** Start **
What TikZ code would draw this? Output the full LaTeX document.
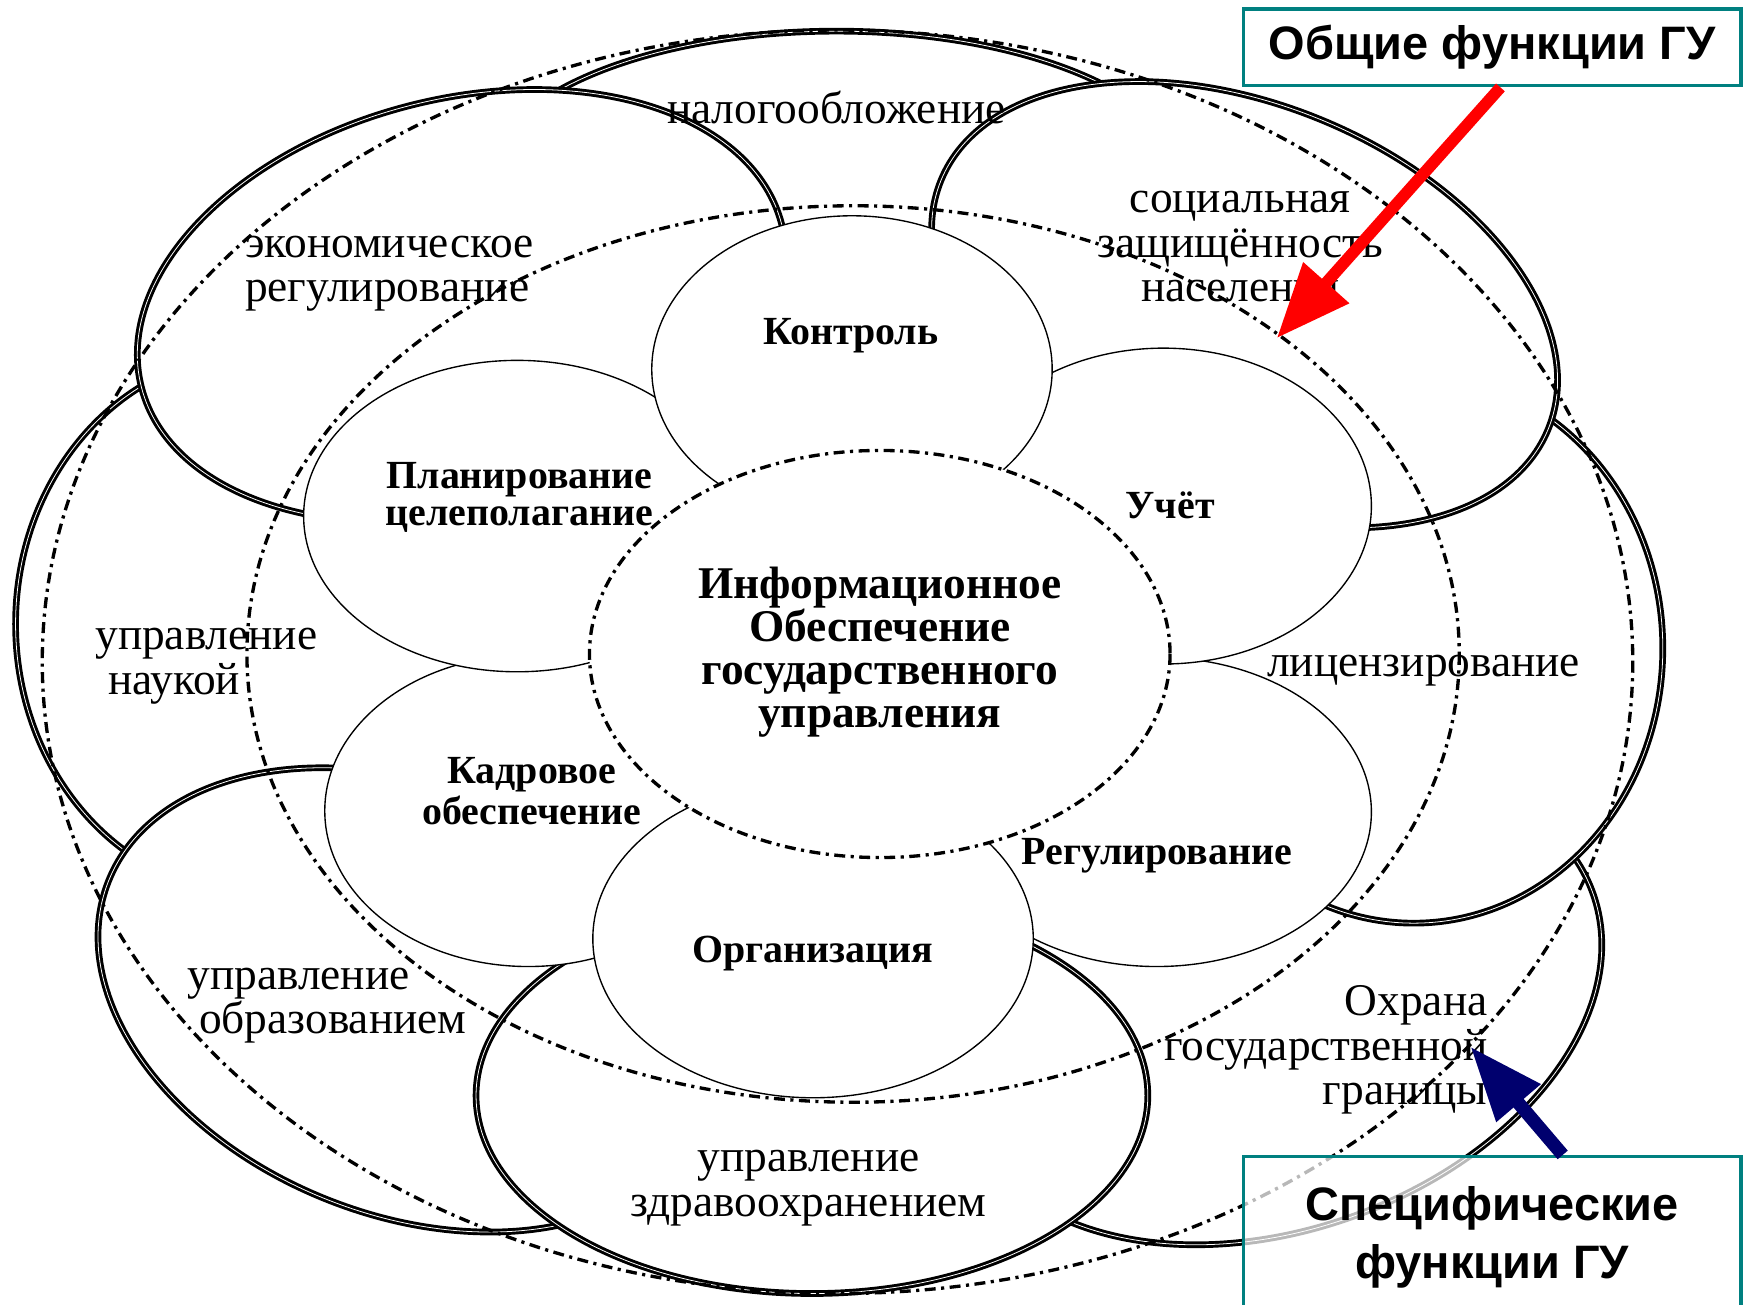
\documentclass[tikz,border=0pt]{standalone}
\usepackage{fontspec}
\setmainfont{Liberation Serif}
\newfontfamily\headfont{Liberation Sans}
\usetikzlibrary{arrows.meta,calc}
\definecolor{boxteal}{RGB}{0,128,128}
\definecolor{arrnavy}{RGB}{0,0,110}
\begin{document}
\begin{tikzpicture}[x=0.01cm,y=-0.01cm,
  outerp/.style={draw=black, line width=0.75pt, double=white, double distance=0.2pt, fill=white},
  innerp/.style={draw=black, line width=0.35pt, fill=white},
  ring/.style={draw=black, line width=0.85pt, dash pattern=on 2.8pt off 1.4pt on 0.8pt off 1.4pt},
  outerlbl/.style={font=\fontsize{11.6}{11.4}\selectfont, inner sep=0pt},
  innerlbl/.style={font=\fontsize{10.2}{9.4}\selectfont\bfseries, inner sep=0pt, align=center},
  centerlbl/.style={font=\fontsize{11.6}{11}\selectfont\bfseries, inner sep=0pt, align=center},
  headbox/.style={draw=boxteal, line width=0.9pt, fill=white, inner sep=0pt, align=center,
    font=\headfont\bfseries\fontsize{12}{14.8}\selectfont},
  redarr/.style={draw=red, line width=3pt, -{Triangle[length=19pt,width=15pt]}},
  navyarr/.style={draw=arrnavy, line width=3.4pt, -{Triangle[length=19pt,width=14pt]}}]

\fill[white] (0,0) rectangle (1568,1173);
\useasboundingbox (0,0) rectangle (1568,1173);

% outer (specific) petals
\path[outerp] (752,168) ellipse (318 and 140);
\path[outerp] (230,561) ellipse (216 and 243);
\path[outerp, rotate around={20:(1150,905)}] (1150,905) ellipse (300 and 200);
\path[outerp] (1271,583) ellipse (224 and 247);
\path[outerp, rotate around={-21.8:(365,899)}] (365,899) ellipse (288 and 193);
\path[outerp, rotate around={14.2:(415,275)}] (415,275) ellipse (297 and 186);
\path[outerp, rotate around={-22.3:(1119,274)}] (1119,274) ellipse (295 and 180);
\path[outerp] (730,985) ellipse (302 and 178);

% inner (general) petals
\path[innerp] (475,729) ellipse (183 and 140);
\path[innerp] (465,464) ellipse (192 and 140);
\path[innerp] (1040,730) ellipse (193 and 139);
\path[innerp] (1046,455) ellipse (187 and 142);
\path[innerp] (731,844) ellipse (198 and 143);
\path[innerp] (766,332) ellipse (180 and 138);

% centre
\path[ring, fill=white] (791,588) ellipse (261 and 183);

% rings
\path[ring] (767,588) ellipse (545 and 403);
\path[ring] (753,595) ellipse (715 and 568);

% outer labels
\node[outerlbl] (nalogT) at (752,97) {налогообложение};
\node[outerlbl, align=left] (econT) at (350,246) {экономическое\\регулирование};
\node[outerlbl, align=center] (socT) at (1115,222) {социальная\\защищённость\\населения};
\node[outerlbl, align=left, anchor=west] (sciT) at (85,599) {управление\\\hspace*{3.4pt}наукой};
\node[outerlbl] (licT) at (1280,603) {лицензирование};
\node[outerlbl, align=left] (eduT) at (294,904) {управление\\\hspace*{3pt}образованием};
\node[outerlbl, align=center] (healthT) at (727,1068) {управление\\здравоохранением};
\node[outerlbl, align=right] (bordT) at (1192,944) {Охрана\\государственной\\границы};

% inner labels
\node[innerlbl] (ctrlT) at (765,302) {Контроль};
\node[innerlbl] (uchT) at (1052,454) {Учёт};
\node[innerlbl] (planT) at (467,447) {Планирование\\целеполагание};
\node[innerlbl] (cadT) at (478,711) {Кадровое\\обеспечение};
\node[innerlbl] (regT) at (1040,769) {Регулирование};
\node[innerlbl] (orgT) at (731,857) {Организация};
\node[centerlbl] (centT) at (791,586) {Информационное\\Обеспечение\\государственного\\управления};

% heading boxes
\node[headbox, minimum width=4.47cm, minimum height=0.69cm] (topbox) at (1341.5,42.5) {\raisebox{-1.2pt}{Общие функции ГУ}};
\node[headbox, fill opacity=0.72, text opacity=1, minimum width=4.47cm, minimum height=1.45cm] (botbox) at (1341.5,1112.5) {Специфические\\функции ГУ};

% arrows
\coordinate (redtip) at (1148,304);
\coordinate (navytip) at (1322,941);
\draw[redarr] ($(topbox.south)+(7.5,0)$) -- (redtip);
\draw[navyarr] ($(botbox.north)+(63.5,0)$) -- (navytip);
\end{tikzpicture}
\end{document}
** End **
▶ _What the task asks_: Omit the pictures, then output the rest of the listing exactly.

▶ _Response_:
What TikZ code would draw this? Output the full LaTeX document.
\documentclass[tikz,border=0pt]{standalone}
\usepackage{fontspec}
\setmainfont{Liberation Serif}
\newfontfamily\headfont{Liberation Sans}
\usetikzlibrary{arrows.meta,calc}
\definecolor{boxteal}{RGB}{0,128,128}
\definecolor{arrnavy}{RGB}{0,0,110}
\begin{document}
\begin{tikzpicture}[x=0.01cm,y=-0.01cm,
  outerp/.style={draw=black, line width=0.75pt, double=white, double distance=0.2pt, fill=white},
  innerp/.style={draw=black, line width=0.35pt, fill=white},
  ring/.style={draw=black, line width=0.85pt, dash pattern=on 2.8pt off 1.4pt on 0.8pt off 1.4pt},
  outerlbl/.style={font=\fontsize{11.6}{11.4}\selectfont, inner sep=0pt},
  innerlbl/.style={font=\fontsize{10.2}{9.4}\selectfont\bfseries, inner sep=0pt, align=center},
  centerlbl/.style={font=\fontsize{11.6}{11}\selectfont\bfseries, inner sep=0pt, align=center},
  headbox/.style={draw=boxteal, line width=0.9pt, fill=white, inner sep=0pt, align=center,
    font=\headfont\bfseries\fontsize{12}{14.8}\selectfont},
  redarr/.style={draw=red, line width=3pt, -{Triangle[length=19pt,width=15pt]}},
  navyarr/.style={draw=arrnavy, line width=3.4pt, -{Triangle[length=19pt,width=14pt]}}]

\fill[white] (0,0) rectangle (1568,1173);
\useasboundingbox (0,0) rectangle (1568,1173);

% outer (specific) petals
\path[outerp] (752,168) ellipse (318 and 140);
\path[outerp] (230,561) ellipse (216 and 243);
\path[outerp, rotate around={20:(1150,905)}] (1150,905) ellipse (300 and 200);
\path[outerp] (1271,583) ellipse (224 and 247);
\path[outerp, rotate around={-21.8:(365,899)}] (365,899) ellipse (288 and 193);
\path[outerp, rotate around={14.2:(415,275)}] (415,275) ellipse (297 and 186);
\path[outerp, rotate around={-22.3:(1119,274)}] (1119,274) ellipse (295 and 180);
\path[outerp] (730,985) ellipse (302 and 178);

% inner (general) petals
\path[innerp] (475,729) ellipse (183 and 140);
\path[innerp] (465,464) ellipse (192 and 140);
\path[innerp] (1040,730) ellipse (193 and 139);
\path[innerp] (1046,455) ellipse (187 and 142);
\path[innerp] (731,844) ellipse (198 and 143);
\path[innerp] (766,332) ellipse (180 and 138);

% centre
\path[ring, fill=white] (791,588) ellipse (261 and 183);

% rings
\path[ring] (767,588) ellipse (545 and 403);
\path[ring] (753,595) ellipse (715 and 568);

% outer labels
\node[outerlbl] (nalogT) at (752,97) {налогообложение};
\node[outerlbl, align=left] (econT) at (350,246) {экономическое\\регулирование};
\node[outerlbl, align=center] (socT) at (1115,222) {социальная\\защищённость\\населения};
\node[outerlbl, align=left, anchor=west] (sciT) at (85,599) {управление\\\hspace*{3.4pt}наукой};
\node[outerlbl] (licT) at (1280,603) {лицензирование};
\node[outerlbl, align=left] (eduT) at (294,904) {управление\\\hspace*{3pt}образованием};
\node[outerlbl, align=center] (healthT) at (727,1068) {управление\\здравоохранением};
\node[outerlbl, align=right] (bordT) at (1192,944) {Охрана\\государственной\\границы};

% inner labels
\node[innerlbl] (ctrlT) at (765,302) {Контроль};
\node[innerlbl] (uchT) at (1052,454) {Учёт};
\node[innerlbl] (planT) at (467,447) {Планирование\\целеполагание};
\node[innerlbl] (cadT) at (478,711) {Кадровое\\обеспечение};
\node[innerlbl] (regT) at (1040,769) {Регулирование};
\node[innerlbl] (orgT) at (731,857) {Организация};
\node[centerlbl] (centT) at (791,586) {Информационное\\Обеспечение\\государственного\\управления};

% heading boxes
\node[headbox, minimum width=4.47cm, minimum height=0.69cm] (topbox) at (1341.5,42.5) {\raisebox{-1.2pt}{Общие функции ГУ}};
\node[headbox, fill opacity=0.72, text opacity=1, minimum width=4.47cm, minimum height=1.45cm] (botbox) at (1341.5,1112.5) {Специфические\\функции ГУ};

% arrows
\coordinate (redtip) at (1148,304);
\coordinate (navytip) at (1322,941);
\draw[redarr] ($(topbox.south)+(7.5,0)$) -- (redtip);
\draw[navyarr] ($(botbox.north)+(63.5,0)$) -- (navytip);
\end{tikzpicture}
\end{document}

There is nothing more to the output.